La semana pasada hemos asistido al desenlace de una crisis que se venía incubando desde tiempo atrás. Lo ocurrido en estos días constituye el segundo hito político más relevante en nuestra historia contemporánea, luego de la caída del régimen de Alberto Fujimori en el 2000.
La disolución del Congreso por el presidente de la República, el cambio forzado de un Gabinete y el amague de contar con dos gobiernos a la misma vez implican una crisis superlativa que ha podido acarrear severas consecuencias. Felizmente no ocurrió, y hoy, a siete días de los acontecimientos, todo indica que el país se encarriló a velocidad de tren bala. Está claro que hay un solo gobierno y que la vida continúa más allá de las opiniones y protestas de quienes discrepan con la legalidad de la medida y del reclamo de algunos de los afectados que claman golpe de Estado (en el extremo más ridículo, aquellos que hablan de una asonada comunista o equiparan a Vizcarra con la dictadura venezolana).
Ya se ha dicho y escrito suficiente sobre la constitucionalidad de la cuestión de confianza, así que no abundaré en el asunto. Basta decir que, en el peor de los casos, es un tema opinable y, por lo tanto, deja un margen de beneficio de duda a favor del presidente. Lo que queda claro es que cada uno jala agua para su molino: los unos señalando que la medida adolece de defectos formales (no cabía la confianza en este caso, sí le dieron la confianza, el decreto supremo no se firmó por todo el Gabinete, el candidato al Tribunal Constitucional sí fue válidamente elegido), y los otros afirmando exactamente lo contrario (se ha respetado escrupulosamente la Constitución, se le negó la confianza de facto, el decreto supremo no requiere ser refrendado por el Consejo de Ministros, el candidato no ha sido elegido porque hubo fraude e impugnaciones).
¿Era una situación deseable la disolución del Congreso? Ciertamente no. En general, implica un debilitamiento institucional en una democracia aún precaria, y genera un precedente que, de no ser regulado a partir de las lecciones aprendidas, puede ser fuente de inestabilidad en el futuro.
Sin embargo, tampoco podemos olvidar de dónde venimos: una mayoría absoluta en el Congreso a la que luego se sumó otro grupo minoritario y algunos tránsfugas de diverso pelaje que, decididos a gobernar desde sus curules, apostaron groseramente por la indecencia y la impunidad de corruptos y delincuentes de todo calibre, de sus propios grupos y de fuera.

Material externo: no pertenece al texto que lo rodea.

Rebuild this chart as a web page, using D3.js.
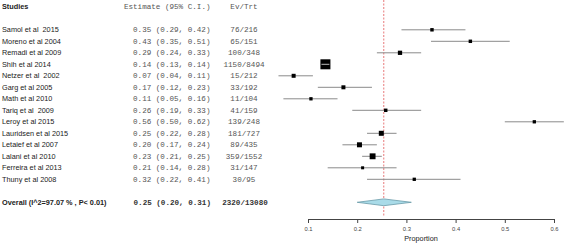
<!DOCTYPE html>
<html><head><meta charset="utf-8">
<script src="https://cdn.jsdelivr.net/npm/d3@7"></script>
<style>
html,body{margin:0;padding:0;background:#fff;}
svg{display:block;}
text{white-space:pre;}
</style></head>
<body>
<svg id="c" width="567" height="244"></svg>
<script>
// ---- data ----
const studies = ["Samol et al  2015","Moreno et al 2004","Remadi et al 2009","Shih et al 2014","Netzer et al  2002","Garg et al 2005","Math et al 2010","Tariq et al  2009","Leroy et al 2015","Lauridsen et al 2015","Letaief et al 2007","Lalani et al 2010","Ferreira et al 2013","Thuny et al 2008"];
const estimate = [0.352,0.430,0.287,0.1354,0.0708,0.172,0.106,0.258,0.560,0.249,0.2046,0.2313,0.211,0.316];
const lower = [0.29,0.35,0.24,0.13,0.04,0.12,0.05,0.19,0.50,0.22,0.17,0.21,0.14,0.22];
const upper = [0.42,0.51,0.33,0.14,0.11,0.23,0.16,0.33,0.62,0.28,0.24,0.25,0.28,0.41];
const events = [76,65,100,1150,15,33,11,41,139,181,89,359,31,30];
const totals = [216,151,348,8494,212,192,104,159,248,727,435,1552,147,95];
const weights = [6.5,6.5,10,55,8.8,8.8,6,6.5,6,13.7,13.7,19,5,6];
const overallLabel = "Overall (I^2=97.07 % , P< 0.01)";
const overallEst = 0.254, overallLow = 0.20, overallUp = 0.31;
const overallEvents = 2320, overallTotal = 13080;
const tickValues = [0.1,0.2,0.3,0.4,0.5,0.6];
const axisTitle = "Proportion";

// ---- layout ----
const svg = d3.select("#c");
const x = d3.scaleLinear().domain([0.1,0.6]).range([308,554]);
const y = d3.scaleLinear().domain([0,13]).range([29.8,179.3]);
const yOverall = 202.3;
const size = d3.scaleSqrt().domain([0,55]).range([0,10]);
const fmt = d3.format(".2f");
const sans = "Liberation Sans, Arial, sans-serif";
const mono = "Liberation Mono, Courier New, monospace";

// headers
svg.append("text").attr("x",2).attr("y",9).attr("font-family",sans).attr("font-size",7.3)
  .attr("font-weight","bold").attr("fill","#222").text("Studies");
svg.append("text").attr("x",210.5).attr("y",9).attr("font-family",mono).attr("font-size",7.6)
  .attr("text-anchor","end").attr("fill","#555").text("Estimate (95% C.I.)");
svg.append("text").attr("x",244).attr("y",9).attr("font-family",mono).attr("font-size",7.6)
  .attr("text-anchor","middle").attr("fill","#555").text("Ev/Trt");

// reference line
svg.append("line").attr("x1",x(overallEst)).attr("x2",x(overallEst)).attr("y1",0).attr("y2",217)
  .attr("stroke","#e8787a").attr("stroke-width",1).attr("stroke-dasharray","2,1.5");

const rows = svg.append("g").selectAll("g").data(studies).join("g");
rows.append("text").attr("x",2).attr("y",(d,i)=>y(i)+2.6).attr("font-family",sans).attr("font-size",7.3)
  .attr("fill","#222").text(d=>d);
rows.append("text").attr("x",210.5).attr("y",(d,i)=>y(i)+2.6).attr("font-family",mono).attr("font-size",7.6)
  .attr("text-anchor","end").attr("fill","#555")
  .text((d,i)=>`${fmt(estimate[i])} (${fmt(lower[i])}, ${fmt(upper[i])})`);
rows.append("text").attr("x",244).attr("y",(d,i)=>y(i)+2.6).attr("font-family",mono).attr("font-size",7.6)
  .attr("text-anchor","middle").attr("fill","#555").text((d,i)=>`${events[i]}/${totals[i]}`);

// CI lines (outside square)
rows.append("line").attr("x1",(d,i)=>x(lower[i])).attr("x2",(d,i)=>x(upper[i]))
  .attr("y1",(d,i)=>y(i)).attr("y2",(d,i)=>y(i)).attr("stroke","#8a8a8a").attr("stroke-width",1);
rows.append("rect")
  .attr("x",(d,i)=>x(estimate[i])-size(weights[i])/2)
  .attr("y",(d,i)=>y(i)-size(weights[i])/2)
  .attr("width",(d,i)=>size(weights[i])).attr("height",(d,i)=>size(weights[i]))
  .attr("fill","#000");
// CI inside square drawn in light colour on top
rows.filter((d,i)=> x(upper[i])-x(lower[i]) < size(weights[i]))
  .append("line").attr("x1",(d)=>{const i=studies.indexOf(d);return x(estimate[i])-size(weights[i])/2+1;})
  .attr("x2",(d)=>{const i=studies.indexOf(d);return x(estimate[i])+size(weights[i])/2-1;})
  .attr("y1",d=>y(studies.indexOf(d))).attr("y2",d=>y(studies.indexOf(d)))
  .attr("stroke","#bbb").attr("stroke-width",1);

// overall
svg.append("text").attr("x",2).attr("y",yOverall+2.6).attr("font-family",sans).attr("font-size",7.3)
  .attr("font-weight","bold").attr("fill","#222").text(overallLabel);
svg.append("text").attr("x",211).attr("y",yOverall+2.6).attr("font-family",mono).attr("font-size",7.6)
  .attr("font-weight","bold").attr("text-anchor","end").attr("fill","#333")
  .text(`${fmt(overallEst)} (${fmt(overallLow)}, ${fmt(overallUp)})`);
svg.append("text").attr("x",245).attr("y",yOverall+2.6).attr("font-family",mono).attr("font-size",7.6)
  .attr("font-weight","bold").attr("text-anchor","middle").attr("fill","#333")
  .text(`${overallEvents}/${overallTotal}`);
const dh = 3.4;
svg.append("path")
  .attr("d",`M${x(overallLow)},${yOverall}L${x(overallEst)},${yOverall-dh}L${x(overallUp)},${yOverall}L${x(overallEst)},${yOverall+dh}Z`)
  .attr("fill","#a9dbe8").attr("stroke","#6a9aa8").attr("stroke-width",0.8);

// axis
const axis = d3.axisBottom(x).tickValues(tickValues).tickSize(4).tickPadding(4).tickFormat(d3.format(".1f"));
const ag = svg.append("g").attr("transform","translate(0,219)").call(axis);
ag.select(".domain").attr("stroke","#444");
ag.selectAll(".tick line").attr("stroke","#444");
ag.selectAll(".tick text").attr("font-family",sans).attr("font-size",5.8).attr("fill","#444");
svg.append("text").attr("x",421).attr("y",241).attr("font-family",sans).attr("font-size",7.3)
  .attr("text-anchor","middle").attr("fill","#222").text(axisTitle);
</script>
</body></html>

Nos obligaron a observar con impotencia e indignación cómo falsificaban documentos, mentían en sus hojas de vida, traficaban con sus influencias, cobraban sobornos, compraban a sobreprecio, se organizaban para boicotear o manipular las votaciones a su gusto, creaban chats para el insulto y la conspiración, convocaban a sesiones secretas cuando se iban a ventilar sus asuntos, blindaban con descaro en la Comisión de Ética, le pinchaban la llanta a las investigaciones de crimen organizado, tumbaban buenos ministros sin motivo alguno, atacaban al fiscal de la Nación y al Tribunal Constitucional, usaban recursos del Legislativo para agredir y perseguir a sus enemigos, manipulaban comisiones investigadoras para proteger a sus partidarios y un largo etcétera.
¿Había que permanecer impasibles ante esta situación en aras de la estabilidad democrática? Habría que preguntarse primero si un Parlamento de esas características da la talla para hablar de democracia.
Está claro que lo que hemos vivido no es una mera crisis política. Soy de los que cree que ya fue porque se impuso el principio de realidad: no se ha movido la economía, la ciudadanía respalda la medida y la comunidad internacional sigue reconociendo a Vizcarra como presidente. Lo sucedido es la expresión de una crisis severa cuyo epicentro es la corrupción. Si no, miremos las cifras que arroja el reciente Barómetro Global de Corrupción en América Latina publicado por Transparencia Internacional hace menos de 15 días: el 96% de los peruanos piensa que la corrupción en el Gobierno es un problema grave (somos el país con la tasa más alta en la región) y el 80% piensa que la mayoría o todos los parlamentarios son corruptos (versus un promedio regional del 52%).
La corrupción erosiona la gobernabilidad. No en vano, en el Perú, ha interrumpido dos gobiernos y tenemos tantos expresidentes transitando por la justicia penal. Ojalá no tengamos que asistir a algo parecido en el futuro. Es tiempo de acelerar las reformas electoral, política y de justicia para que la historia no se repita, y tengamos autoridades de calidad que nos representen de verdad.